The story is built around Amy, mother of two spoiled kids (Emjay Anthony and Oona Laurence), wife of a couch potato (David Walton) and underpaid employee at a hip startup (Clark Duke is perfect as her millennial boss). After bonding with two misfits — an endearing Kristen Bell as doormat Kiki and a show-stealing Kathryn Hahn as slovenly Carla — Amy decides to run against PTA despot Gwendolyn (Christina Applegate, better used than she has been in years). The terrific support cast includes Annie Mumolo, Wanda Sykes and Jay Hernandez (as Jesse, “the hot widower”).

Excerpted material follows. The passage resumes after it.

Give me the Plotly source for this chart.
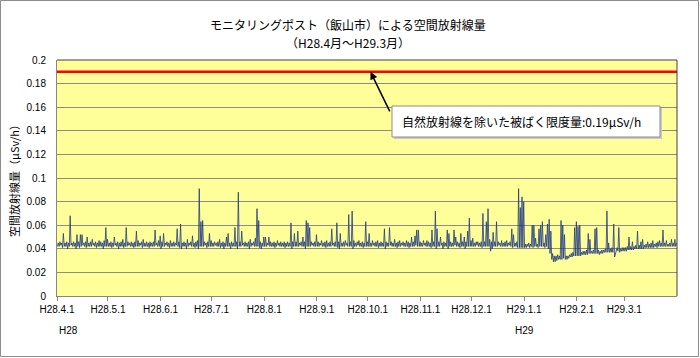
import pandas as pd
import plotly.graph_objects as go

# ---------------- data (μSv/h), one min and one max per day, H28.4.1 - H29.3.31 ----------------
start_date = "2016-04-01"
end_date = "2017-04-01"
limit_value = 0.19

daily_max = [
    # Apr
    .045, .046, .045, .053, .045, .046, .045, .068, .045, .046, .045, .052, .046, .052, .052,
    .045, .046, .050, .045, .046, .048, .045, .046, .045, .047, .046, .045, .047, .058, .048,
    # May
    .045, .046, .045, .050, .045, .046, .045, .046, .048, .045, .058, .046, .045, .046, .045, .046,
    .055, .047, .045, .046, .048, .045, .046, .045, .046, .045, .046, .056, .045, .047, .051,
    # Jun
    .046, .053, .045, .046, .045, .047, .045, .046, .045, .057, .046, .061, .045, .046, .045,
    .048, .045, .046, .051, .045, .046, .047, .091, .063, .064, .046, .045, .046, .053, .047,
    # Jul
    .045, .046, .045, .046, .048, .045, .046, .045, .050, .053, .045, .046, .045, .058, .046, .088,
    .046, .055, .045, .046, .045, .046, .048, .045, .046, .049, .074, .064, .046, .045, .050,
    # Aug
    .050, .045, .050, .046, .045, .046, .045, .047, .045, .046, .045, .046, .045, .046, .045, .062,
    .046, .053, .046, .055, .045, .046, .050, .046, .064, .062, .058, .046, .045, .046, .052,
    # Sep
    .046, .045, .047, .045, .046, .047, .045, .046, .057, .045, .046, .062, .046, .053, .045,
    .046, .047, .045, .069, .046, .072, .047, .045, .046, .047, .045, .046, .045, .063, .046,
    # Oct
    .053, .045, .047, .045, .046, .047, .045, .046, .045, .057, .046, .045, .058, .046, .045, .048,
    .045, .046, .047, .045, .046, .045, .047, .046, .045, .050, .046, .051, .056, .056, .046,
    # Nov
    .045, .047, .045, .047, .046, .045, .056, .046, .072, .057, .046, .050, .045, .046, .045,
    .056, .053, .046, .045, .056, .050, .046, .045, .053, .046, .050, .046, .055, .066, .047,
    # Dec
    .049, .045, .046, .046, .045, .046, .070, .046, .063, .074, .048, .046, .054, .046, .063, .046,
    .045, .047, .045, .046, .047, .045, .046, .057, .052, .045, .046, .091, .075, .084, .080,
    # Jan
    .044, .044, .045, .044, .060, .060, .049, .044, .057, .060, .063, .045, .052, .061, .065, .055,
    .036, .034, .034, .035, .034, .064, .060, .052, .034, .034, .035, .036, .037, .058, .063,
    # Feb
    .059, .060, .037, .038, .038, .039, .053, .048, .038, .039, .057, .058, .039, .038,
    .039, .039, .040, .072, .045, .040, .041, .061, .036, .041, .058, .040, .041, .041,
    # Mar
    .041, .042, .050, .042, .046, .042, .043, .055, .043, .046, .048, .043, .044, .046, .044, .045,
    .047, .044, .045, .046, .047, .045, .056, .045, .047, .044, .045, .048, .045, .048, .045,
]

daily_min = [
    # Apr
    .042, .042, .043, .041, .042, .042, .040, .042, .043, .042, .042, .040, .042, .041, .042,
    .043, .042, .041, .042, .042, .042, .043, .042, .041, .042, .042, .042, .040, .042, .042,
    # May
    .042, .042, .041, .042, .043, .042, .040, .042, .042, .041, .042, .042, .043, .042, .042, .041,
    .042, .042, .042, .043, .041, .042, .042, .042, .041, .042, .042, .042, .043, .042, .042,
    # Jun
    .040, .042, .042, .043, .042, .041, .042, .042, .042, .043, .042, .041, .040, .042, .042,
    .040, .042, .043, .042, .042, .041, .042, .040, .042, .042, .042, .043, .041, .042, .042,
    # Jul
    .042, .042, .043, .042, .042, .041, .042, .040, .042, .042, .042, .040, .042, .042, .042, .040,
    .042, .042, .043, .042, .042, .042, .040, .042, .043, .042, .042, .042, .041, .040, .042,
    # Aug
    .042, .042, .043, .042, .042, .042, .041, .042, .043, .042, .042, .042, .041, .042, .042, .042,
    .040, .042, .042, .042, .042, .043, .042, .042, .040, .042, .042, .042, .043, .042, .042,
    # Sep
    .042, .042, .043, .042, .042, .041, .042, .042, .042, .043, .042, .042, .041, .040, .042,
    .042, .042, .043, .042, .042, .042, .040, .042, .042, .043, .042, .042, .041, .042, .042,
    # Oct
    .042, .042, .042, .043, .042, .042, .041, .042, .042, .042, .040, .042, .042, .043, .042, .042,
    .042, .041, .042, .042, .043, .042, .042, .042, .041, .042, .042, .042, .043, .042, .042,
    # Nov
    .042, .042, .043, .042, .042, .042, .041, .042, .042, .040, .042, .042, .043, .040, .042,
    .042, .040, .042, .042, .042, .043, .042, .042, .041, .042, .042, .040, .042, .042, .042,
    # Dec
    .042, .042, .042, .043, .042, .042, .041, .042, .042, .042, .042, .038, .040, .042, .042, .042,
    .043, .042, .042, .042, .042, .042, .043, .042, .041, .042, .042, .041, .041, .041, .041,
    # Jan
    .041, .041, .042, .041, .042, .041, .042, .042, .041, .042, .042, .042, .041, .042, .040, .036,
    .031, .029, .029, .030, .031, .031, .031, .032, .031, .031, .032, .033, .033, .034, .034,
    # Feb
    .034, .034, .034, .035, .035, .035, .035, .036, .036, .036, .036, .036, .036, .035,
    .036, .036, .037, .037, .037, .037, .037, .037, .033, .038, .038, .037, .038, .038,
    # Mar
    .038, .038, .039, .039, .039, .039, .040, .040, .040, .040, .040, .040, .041, .041, .041, .041,
    .041, .041, .042, .041, .042, .042, .042, .042, .042, .042, .042, .042, .042, .042, .042,
]

tick_dates = ["2016-04-01", "2016-05-01", "2016-06-01", "2016-07-01", "2016-08-01", "2016-09-01",
              "2016-10-01", "2016-11-01", "2016-12-01", "2017-01-01", "2017-02-01", "2017-03-01"]
tick_labels = ["H28.4.1", "H28.5.1", "H28.6.1", "H28.7.1", "H28.8.1", "H28.9.1",
               "H28.10.1", "H28.11.1", "H28.12.1", "H29.1.1", "H29.2.1", "H29.3.1"]
era_dates = ["2016-04-01", "2017-01-01"]
era_labels = ["H28", "H29"]

y_ticks = [0, 0.02, 0.04, 0.06, 0.08, 0.1, 0.12, 0.14, 0.16, 0.18, 0.2]
y_tick_labels = ["0", "0.02", "0.04", "0.06", "0.08", "0.1", "0.12", "0.14", "0.16", "0.18", "0.2"]

title_line1 = "モニタリングポスト（飯山市）による空間放射線量"
title_line2 = "（H28.4月～H29.3月）"
y_title = "空間放射線量（μSv/h）"
note_text = f"自然放射線を除いた被ばく限度量:{limit_value}μSv/h"

# ---------------- build series ----------------
assert len(daily_max) == len(daily_min) == 365
days = pd.date_range(start_date, periods=len(daily_max), freq="D")
xs, ys = [], []
for d, lo, hi in zip(days, daily_min, daily_max):
    xs += [d + pd.Timedelta(hours=6), d + pd.Timedelta(hours=18)]
    ys += [lo, hi]

# ---------------- layout geometry (pixels) ----------------
W, H = 700, 358
L, R, T, B = 57, 677, 60, 296
PW, PH = R - L, B - T


def px(x):
    return (x - L) / PW


def py(y):
    return (B - y) / PH


FONT_JP = "Noto Sans CJK JP"
FONT_LAT = "Liberation Sans"

fig = go.Figure()
fig.add_trace(go.Scatter(x=xs, y=ys, mode="lines",
                         line=dict(color="#1F3A80", width=0.8), hoverinfo="skip", showlegend=False))
fig.add_trace(go.Scatter(x=[start_date, end_date], y=[limit_value, limit_value], mode="lines",
                         line=dict(color="#FF0000", width=2.5), hoverinfo="skip", showlegend=False))

shapes = [
    # outer chart border
    dict(type="rect", xref="paper", yref="paper", x0=px(0.5), x1=px(698.5), y0=py(356.5), y1=py(0.5),
         line=dict(color="#8C8C8C", width=1), layer="above"),
    # plot area top and right borders
    dict(type="line", xref="paper", yref="paper", x0=0, x1=1, y0=1, y1=1,
         line=dict(color="#404040", width=1), layer="above"),
    dict(type="line", xref="paper", yref="paper", x0=1, x1=1, y0=0, y1=1,
         line=dict(color="#404040", width=1), layer="above"),
    # note box shadow + box
    dict(type="rect", xref="paper", yref="paper", x0=px(394), x1=px(662), y0=py(139), y1=py(108),
         fillcolor="#C8C8C8", line=dict(width=0), layer="above"),
    dict(type="rect", xref="paper", yref="paper", x0=px(392), x1=px(660), y0=py(137), y1=py(106),
         fillcolor="#FFFFFF", line=dict(color="#8C8C8C", width=1), layer="above"),
]

annotations = [
    dict(text=title_line1, xref="paper", yref="paper", x=px(348), y=py(25), showarrow=False,
         xanchor="center", yanchor="middle", font=dict(family=FONT_JP, size=12, color="#000")),
    dict(text=title_line2, xref="paper", yref="paper", x=px(348), y=py(43), showarrow=False,
         xanchor="center", yanchor="middle", font=dict(family=FONT_JP, size=12, color="#000")),
    dict(text=note_text, xref="paper", yref="paper", x=px(400), y=py(121.5), showarrow=False,
         xanchor="left", yanchor="middle", font=dict(family=FONT_JP, size=12, color="#000")),
    dict(text="", xref="paper", yref="y", x=px(370.5), y=limit_value, showarrow=True,
         ax=20, ay=41, arrowhead=2, arrowsize=1, arrowwidth=1.5, arrowcolor="#000"),
]
for d, lab, anchor in zip(era_dates, era_labels, ["left", "center"]):
    annotations.append(dict(text=lab, xref="x", yref="paper", x=d, y=py(330), showarrow=False,
                            xanchor=anchor, yanchor="middle",
                            font=dict(family=FONT_LAT, size=10, color="#000")))

fig.update_layout(
    width=W, height=H,
    margin=dict(l=L, r=W - R, t=T, b=H - B, pad=0),
    paper_bgcolor="#FFFFFF",
    plot_bgcolor="#FFFF99",
    showlegend=False,
    hovermode=False,
    shapes=shapes,
    annotations=annotations,
    xaxis=dict(type="date", range=[start_date, end_date], tickvals=tick_dates, ticktext=tick_labels,
               ticks="outside", ticklen=4, tickcolor="#868686", showline=True, linecolor="#868686",
               showgrid=False, zeroline=False, tickangle=0,
               tickfont=dict(family=FONT_LAT, size=10, color="#000")),
    yaxis=dict(range=[0, 0.2], tickvals=y_ticks, ticktext=y_tick_labels, ticks="",
               showgrid=True, gridcolor="#8C8C8C", gridwidth=1, zeroline=False,
               showline=True, linecolor="#868686", ticklabelstandoff=8,
               tickfont=dict(family=FONT_LAT, size=10, color="#000"),
               title=dict(text=y_title, standoff=4, font=dict(family=FONT_JP, size=11, color="#000"))),
)

fig.write_html("out.html", config={"displayModeBar": False, "staticPlot": True},
               post_script="document.body.style.margin='0';")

How did Lucas and Moore, who portrayed women as mirthless nags or sexual fantasies in “The Hangover,” suddenly develop such a keen feminine touch? Often they simply hand the reins to their stars — all working mothers in real life — who improvise their way through some very funny speeches about children, husbands and sex. Built into the script, though, is a distinctively female sense of dissatisfaction. Whether Lucas and Moore are being insightful or just shrewd, it works.

The title of “Bad Moms” may convey rebellion, but it also conveys how these women feel inside and becomes a rallying cry for Amy’s PTA revolution. “You can’t quit,” Kiki tells Amy at a crucial moment. “Quitting is for dads!”